No. The Commission’s independence will, in fact, be strengthened as a result of the Review’s recommendations – particularly in relation to the Commission’s resourcing and operations. The statutory independence of the Commission will be reinforced by formally establishing the Commission as a ‘separate agency’ under the Government Sector Employment Act 2013.

These new arrangements will allow us to improve our internal governance arrangements, with clear reporting lines from staff within the Office of the Independent Planning Commission, through management, to the Chair of the Commission. The Commission will also be authorised to recruit staff in its own right, whereas staff have previously been employed by the Department of Planning, Industry and Environment. 

The Chair of the Commission will become the head of the agency, reporting directly to the Minister.

6. There’s been a lot of discussion about the Commission speeding up its decision-making process. How will the Commission ensure its decisions remain fair and legally robust?
The Commission has done a lot of work since it was established in March 2018 to increase transparency, foster greater community participation and build trust in its decision-making processes for complex and contentious SSD applications. 

We don’t shy away from the fact that there is still room for improvement – particularly around timeliness. And we’re committed to working hard to meet new performance measures and timeliness targets that are to be set by the Minister. 

The Commission’s top priority, though, is ensuring that our decisions are fair and legally robust – and the Commission is constituted to bring a high level of scrutiny, independence and transparency to this important task. 

7. Has the Commission’s ability to seek independent expert advice been removed post-Review?
No. The Commission will still retain the capacity to seek independent expert advice to assist it in determining an SSD application, as and when the Commission deems necessary.

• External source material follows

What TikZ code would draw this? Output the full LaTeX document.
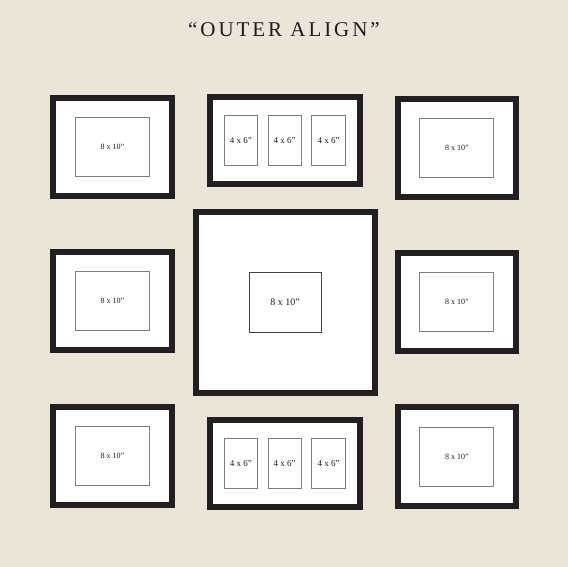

8. Will I still be able to participate in the Commission’s decision-making process?
Yes, absolutely! The Commission invites all those affected by development applications to provide their comments directly via written submissions with us or at our public meetings and public hearings. Interested individuals and/or groups are always encouraged to have their say on projects by providing written comments, which are treated with the same value as a verbal presentations.

We’re the first to recognise that not all our decisions will be popular.  The Commission’s goal, though, is that by encouraging and promoting greater community participation in our cases and early in our deliberations, and by maintaining a very high level of independence and transparency, we can continue to build public trust in the Commission, our processes and the decisions we make.

9. Will there be changes to the Public Hearing process?
Yes. Notably, public hearings will be held in one stage –– the Multi-Stage Public Hearing process will not be used for any new cases that come to us for determination. 
It’s important to remember that under the EP&A Act the Commission can only hold a public hearing at the request of the Minister. If such a request is made, the Commission must hold a public hearing; it is not discretionary.  

It’s intended that public hearings will be more interactive and inquisitorial, with more forensic questioning and clarification by Commissioners. 

We will continue to give advanced notice of the date, time and location of the public hearing and invite interested individuals/groups to apply to speak at the public hearing. The Commission also has powers to require certain people to attend the public hearing and to give evidence.

If a public hearing is held, merit appeal rights to the NSW Land and Environment Court are extinguished for both objectors and the applicant.